Bath is known for its spring water and the Roman Baths that were built to take advantage of them which, the leaflet I have in my hand tells me, are the only mineral waters in the UK to be hot.
There are three springs in Bath where this water emerges, where it comes from is, again according to this leaflet, a bit of a mystery. One of these three springs feeds the baths in the hotel we are staying and so first thing this morning we were there sampling the waters. It was like taking a bath the water was so hot, approximately 35O C (leaflet again😉), and very pleasant but you couldn’t do laps (not that I do that sort of thing anyway) as the pool wasn’t really big enough for it so it was just a quick dip in and out.
Prior Park Landscape Garden
As part of our effort to try and do things a little different from the norm in Bath we today visited Prior Park Landscape Garden, a National Trust property just six minutes drive out of the city. There is no parking on-site and in any case we didn’t have a car so we got a bus there which stopped right outside the front gate.
Unlike most NT properties there isn’t a house to visit here. Well, there IS an attractive looking house but it is occupied by a school and it occupies a very prominent position looking down a steep gorge to a Palladian bridge.
There is a walk from the entrance that takes you up to the front of the house and then down one side of the hill towards the lakes at the bottom. We took a slight detour off to one side where we were rewarded with views over the skyline once again. This time there was an information panel there so we could identify what we were actually looking at.

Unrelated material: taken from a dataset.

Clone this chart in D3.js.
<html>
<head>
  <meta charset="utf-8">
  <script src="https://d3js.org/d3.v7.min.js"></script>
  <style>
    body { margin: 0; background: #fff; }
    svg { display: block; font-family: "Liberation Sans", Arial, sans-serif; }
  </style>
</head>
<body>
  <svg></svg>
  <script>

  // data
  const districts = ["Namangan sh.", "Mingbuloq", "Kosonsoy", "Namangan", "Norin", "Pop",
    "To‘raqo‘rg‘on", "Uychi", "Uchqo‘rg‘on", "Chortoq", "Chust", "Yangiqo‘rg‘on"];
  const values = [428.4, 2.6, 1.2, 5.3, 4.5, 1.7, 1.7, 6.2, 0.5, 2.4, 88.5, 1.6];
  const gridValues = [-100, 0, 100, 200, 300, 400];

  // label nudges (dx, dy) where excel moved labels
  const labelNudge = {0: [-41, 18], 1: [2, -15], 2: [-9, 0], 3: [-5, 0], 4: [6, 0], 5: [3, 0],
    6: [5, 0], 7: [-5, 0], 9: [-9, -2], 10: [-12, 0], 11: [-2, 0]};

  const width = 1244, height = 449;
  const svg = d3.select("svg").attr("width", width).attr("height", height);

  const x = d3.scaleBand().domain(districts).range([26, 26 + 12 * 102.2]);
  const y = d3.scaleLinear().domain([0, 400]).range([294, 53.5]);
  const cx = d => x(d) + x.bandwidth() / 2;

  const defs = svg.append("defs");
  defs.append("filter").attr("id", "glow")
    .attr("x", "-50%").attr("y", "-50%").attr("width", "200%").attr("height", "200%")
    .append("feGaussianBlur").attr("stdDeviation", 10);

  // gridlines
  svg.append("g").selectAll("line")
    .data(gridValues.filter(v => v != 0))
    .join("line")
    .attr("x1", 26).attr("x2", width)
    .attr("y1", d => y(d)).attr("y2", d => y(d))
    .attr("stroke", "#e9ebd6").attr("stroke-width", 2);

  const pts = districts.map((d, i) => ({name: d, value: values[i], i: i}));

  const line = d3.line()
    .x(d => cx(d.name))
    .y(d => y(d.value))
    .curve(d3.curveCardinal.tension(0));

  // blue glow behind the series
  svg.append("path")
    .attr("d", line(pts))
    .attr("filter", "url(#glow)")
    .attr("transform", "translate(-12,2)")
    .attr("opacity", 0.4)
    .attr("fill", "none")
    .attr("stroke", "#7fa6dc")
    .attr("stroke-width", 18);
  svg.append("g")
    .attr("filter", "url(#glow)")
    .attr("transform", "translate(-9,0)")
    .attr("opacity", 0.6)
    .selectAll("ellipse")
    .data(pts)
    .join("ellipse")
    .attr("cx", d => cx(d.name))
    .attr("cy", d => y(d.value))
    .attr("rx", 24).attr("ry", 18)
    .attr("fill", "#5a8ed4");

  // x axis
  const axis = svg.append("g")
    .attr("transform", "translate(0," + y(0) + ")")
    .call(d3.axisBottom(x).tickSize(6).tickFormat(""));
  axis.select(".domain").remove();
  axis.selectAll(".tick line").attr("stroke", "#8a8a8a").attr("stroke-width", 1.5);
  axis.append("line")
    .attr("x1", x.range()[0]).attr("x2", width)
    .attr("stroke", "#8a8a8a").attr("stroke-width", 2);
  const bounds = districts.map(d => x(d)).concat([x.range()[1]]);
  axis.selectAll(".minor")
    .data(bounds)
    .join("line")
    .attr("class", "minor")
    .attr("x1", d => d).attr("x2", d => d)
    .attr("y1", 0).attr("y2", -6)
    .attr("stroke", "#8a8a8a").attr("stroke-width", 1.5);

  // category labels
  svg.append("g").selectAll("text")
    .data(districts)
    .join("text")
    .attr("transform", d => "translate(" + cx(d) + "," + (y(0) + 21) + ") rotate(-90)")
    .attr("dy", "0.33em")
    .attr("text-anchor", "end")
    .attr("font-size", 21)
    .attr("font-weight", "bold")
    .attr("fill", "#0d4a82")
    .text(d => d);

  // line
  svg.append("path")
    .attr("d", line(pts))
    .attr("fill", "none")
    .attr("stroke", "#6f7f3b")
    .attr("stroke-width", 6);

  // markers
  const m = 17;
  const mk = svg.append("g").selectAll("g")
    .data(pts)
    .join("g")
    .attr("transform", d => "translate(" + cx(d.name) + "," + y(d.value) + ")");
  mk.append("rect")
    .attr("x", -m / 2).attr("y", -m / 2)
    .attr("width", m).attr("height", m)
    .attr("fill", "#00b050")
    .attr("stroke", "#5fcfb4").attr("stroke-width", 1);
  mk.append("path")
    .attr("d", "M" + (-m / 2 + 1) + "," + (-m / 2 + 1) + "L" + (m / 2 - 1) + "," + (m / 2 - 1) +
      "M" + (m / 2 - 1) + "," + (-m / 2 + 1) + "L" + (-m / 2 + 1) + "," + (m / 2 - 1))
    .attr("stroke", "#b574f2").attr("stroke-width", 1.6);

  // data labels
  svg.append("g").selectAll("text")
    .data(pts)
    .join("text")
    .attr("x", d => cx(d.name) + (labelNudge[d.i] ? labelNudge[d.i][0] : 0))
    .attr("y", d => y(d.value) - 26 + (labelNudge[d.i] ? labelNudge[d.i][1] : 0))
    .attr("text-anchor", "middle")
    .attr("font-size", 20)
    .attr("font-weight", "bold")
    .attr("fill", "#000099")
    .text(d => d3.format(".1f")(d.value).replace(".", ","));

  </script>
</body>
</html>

Whilst admiring this view we got chatting with a local who was out walking his dog who told us (the man, not his dog) that the NT had spent quite a long time emptying and restoring the ponds and dams. On return, I looked it up and found that the ponds have actually been empty since 2017 and only recently refilled so that is quite a long time! I’m glad that we got to see the ponds full as it really is rather lovely.
Rather than get the bus back we decided to walk given that it was only a relatively short distance and it was all downhill. You can tell the sort of place you are in from the shops there and Widcombe, which was passed through on the way, had both a place selling wood burning stoves and an Aga shop so clearly not a deprived area!
The Roman Baths
It’s been a while since the last time I visited the Roman Baths. I’m fairly certain that I came here as a child, possibly as part of a school trip, and I think I have been here since then too but it has been a long time.
It being THE thing that Bath is famous for it was, of course, packed. As you walked through some of the smaller museum rooms it felt quite claustrophobic being in such a small space with so many people and consequently, we didn’t spend a great deal of time in this area.
The rest of the place wasn’t too bad and there was much more to see than I’d remembered. Areas such as a walk through what remained of the temple, the cold baths and the underfloor piles of bricks holding up the floors to provide heating. All of this must have been there on my previous visit given that the baths have been there since 60 AD.
I was disappointed to discover the pretty much everything you see above ground level in the picture below is, relatively, recent. Well, if you consider the late 19th century to be recent.
If I’m honest I think that what I enjoyed the most was the Roman remains that you could walk through rather than the baths themselves which were filled with green, scummy water!